The Nye County Sheriff’s Office said three men are expected to be charged in an incident that occurred at Devil’s Hole in Death Valley National Park on April 30.
Steven Schwinkendorf, 29, of Pahrump; Edgar Reyes, 35, of North Las Vegas; and Trenton Sargent, 26, of Indian Springs have been interviewed and are expected to be charged, NCSO said in a press release issued Thursday afternoon.
Charges include conspiracy to commit a crime, killing of an endangered species, destruction of property, trespassing, and destruction of habitat. The NCSO also said that at least one of the suspects is a convicted felon and is expected to be charged as an ex-felon in possession of a firearm. Charges are projected to be taken at the federal level.
At around 7:20 p.m. on April 30, three men in an off-highway vehicle drove off-road around a gate at the Devil’s Hole parking lot. They discharged a firearm at least 10 times, shooting at locks on two gates, a motion sensor on the security camera system and several signs in the area.
One man swam in Devil’s Hole and left his boxer shorts behind in the water. After entering the water, the suspect stomped around the shelf area of the critical ecosystem. Three beer cans were left behind and one man vomited.
The security camera system was still partially functional during the entire time the men were at Devil’s Hole. The surveillance footage that was posted on the Internet showed the men jumping over a fence and driving away toward Crystal.
A collaborative investigation between the National Park Service and NCSO Scorpion Task Force led to the identification of the three suspects, according to the press release. Investigators collected evidence, including DNA and video surveillance.
NCSO Sgt. Thomas Klenczar located the vehicle seen in the video. The vehicle’s owner, Schwinkendorf and two other suspects were interviewed over the phone.
“Based on the investigation of the crime scene and the interviews with the suspects, investigators determined the threesome had been drinking and out shooting rabbits when they came to Devil’s Hole,” a press release said.
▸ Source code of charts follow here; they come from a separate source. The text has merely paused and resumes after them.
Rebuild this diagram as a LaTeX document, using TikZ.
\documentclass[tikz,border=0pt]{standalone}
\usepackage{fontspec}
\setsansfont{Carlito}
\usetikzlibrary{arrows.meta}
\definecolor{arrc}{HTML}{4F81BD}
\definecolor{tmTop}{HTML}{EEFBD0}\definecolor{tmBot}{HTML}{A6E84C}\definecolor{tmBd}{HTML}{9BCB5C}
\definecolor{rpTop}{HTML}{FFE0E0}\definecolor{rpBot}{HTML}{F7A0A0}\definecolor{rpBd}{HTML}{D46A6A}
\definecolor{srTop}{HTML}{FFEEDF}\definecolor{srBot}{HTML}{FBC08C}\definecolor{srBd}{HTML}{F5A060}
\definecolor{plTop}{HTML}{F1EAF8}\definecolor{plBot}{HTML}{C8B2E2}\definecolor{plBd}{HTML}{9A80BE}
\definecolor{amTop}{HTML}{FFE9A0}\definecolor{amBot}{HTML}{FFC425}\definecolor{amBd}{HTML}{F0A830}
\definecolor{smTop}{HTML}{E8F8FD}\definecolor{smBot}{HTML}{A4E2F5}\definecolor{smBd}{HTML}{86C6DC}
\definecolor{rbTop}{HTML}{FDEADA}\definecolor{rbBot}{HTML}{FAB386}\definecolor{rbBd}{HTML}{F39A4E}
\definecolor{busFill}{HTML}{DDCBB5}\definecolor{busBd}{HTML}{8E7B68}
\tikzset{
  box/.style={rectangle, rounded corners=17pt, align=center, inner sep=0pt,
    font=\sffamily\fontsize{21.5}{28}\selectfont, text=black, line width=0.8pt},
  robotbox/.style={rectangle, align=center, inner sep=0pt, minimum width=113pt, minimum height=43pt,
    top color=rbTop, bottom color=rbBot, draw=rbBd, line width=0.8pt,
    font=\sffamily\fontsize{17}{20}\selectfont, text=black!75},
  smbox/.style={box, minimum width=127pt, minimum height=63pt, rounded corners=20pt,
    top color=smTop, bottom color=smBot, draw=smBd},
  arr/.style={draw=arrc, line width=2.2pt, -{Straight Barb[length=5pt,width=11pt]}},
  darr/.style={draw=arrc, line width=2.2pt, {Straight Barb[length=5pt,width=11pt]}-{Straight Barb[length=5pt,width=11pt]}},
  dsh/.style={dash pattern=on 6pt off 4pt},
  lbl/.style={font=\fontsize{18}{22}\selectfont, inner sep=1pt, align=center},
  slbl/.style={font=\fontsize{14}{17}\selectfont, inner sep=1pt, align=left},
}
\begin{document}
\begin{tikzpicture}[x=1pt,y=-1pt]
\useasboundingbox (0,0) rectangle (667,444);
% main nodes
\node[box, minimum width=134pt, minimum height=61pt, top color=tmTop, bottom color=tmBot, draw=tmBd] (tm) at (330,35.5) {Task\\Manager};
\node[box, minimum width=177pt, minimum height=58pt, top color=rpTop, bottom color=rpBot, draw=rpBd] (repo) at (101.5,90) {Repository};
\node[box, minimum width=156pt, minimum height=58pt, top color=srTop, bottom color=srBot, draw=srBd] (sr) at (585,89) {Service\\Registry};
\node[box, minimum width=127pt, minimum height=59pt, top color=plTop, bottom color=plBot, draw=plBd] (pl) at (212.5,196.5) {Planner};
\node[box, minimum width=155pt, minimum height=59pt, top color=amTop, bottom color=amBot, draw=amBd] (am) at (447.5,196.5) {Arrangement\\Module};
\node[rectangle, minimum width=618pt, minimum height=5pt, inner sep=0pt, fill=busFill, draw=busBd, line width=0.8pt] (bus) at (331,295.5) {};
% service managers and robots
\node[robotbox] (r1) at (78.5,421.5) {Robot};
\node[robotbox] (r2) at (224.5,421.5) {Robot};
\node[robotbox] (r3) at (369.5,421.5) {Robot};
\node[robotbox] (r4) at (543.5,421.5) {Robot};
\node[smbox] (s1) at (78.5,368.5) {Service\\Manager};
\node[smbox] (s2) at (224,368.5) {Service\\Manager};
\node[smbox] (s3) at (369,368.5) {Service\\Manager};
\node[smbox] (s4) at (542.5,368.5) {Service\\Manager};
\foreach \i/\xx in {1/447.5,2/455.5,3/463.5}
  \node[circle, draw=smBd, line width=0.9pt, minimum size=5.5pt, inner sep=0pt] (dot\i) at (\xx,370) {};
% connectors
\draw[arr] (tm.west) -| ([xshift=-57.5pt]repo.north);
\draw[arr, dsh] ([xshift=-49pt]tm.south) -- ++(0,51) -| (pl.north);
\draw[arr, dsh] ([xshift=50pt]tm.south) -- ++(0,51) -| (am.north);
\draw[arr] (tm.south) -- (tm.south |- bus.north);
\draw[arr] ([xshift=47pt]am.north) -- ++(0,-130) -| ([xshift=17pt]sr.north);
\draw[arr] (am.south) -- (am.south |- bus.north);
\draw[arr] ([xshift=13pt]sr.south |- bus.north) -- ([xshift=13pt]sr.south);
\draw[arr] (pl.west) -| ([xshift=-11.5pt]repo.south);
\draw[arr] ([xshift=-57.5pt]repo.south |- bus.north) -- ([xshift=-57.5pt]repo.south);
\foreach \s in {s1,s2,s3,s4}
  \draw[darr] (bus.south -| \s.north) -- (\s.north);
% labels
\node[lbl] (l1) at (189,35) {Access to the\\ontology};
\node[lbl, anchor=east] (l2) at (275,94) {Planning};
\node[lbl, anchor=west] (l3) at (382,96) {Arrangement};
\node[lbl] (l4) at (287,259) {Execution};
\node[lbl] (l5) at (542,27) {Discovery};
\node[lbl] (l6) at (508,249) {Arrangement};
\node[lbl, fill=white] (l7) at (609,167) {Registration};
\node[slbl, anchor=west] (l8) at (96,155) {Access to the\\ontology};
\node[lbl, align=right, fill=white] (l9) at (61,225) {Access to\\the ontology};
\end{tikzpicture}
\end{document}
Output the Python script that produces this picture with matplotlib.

Devil’s Hole is a detached section of Death Valley and is the only natural habitat of the endangered Devil’s Hole pupfish. The National Park Service, in cooperation with the U.S. Fish and Wildlife Service and the Nevada Department of Wildlife, work to protect the endangered Devil’s Hole pupfish and its habitat.
There were only 115 observable pupfish in Devil’s Hole counted during April’s spring survey.
The intrusion is believed to have resulted in the death of at least one endangered Devil’s Hole pupfish, and fisheries biologists are trying to ascertain the extended damage that may have been done to food sources and egg sites which could lead to more loss of the species. The killing of an endangered species is a felony crime.
An assessment of the financial loss is being conducted.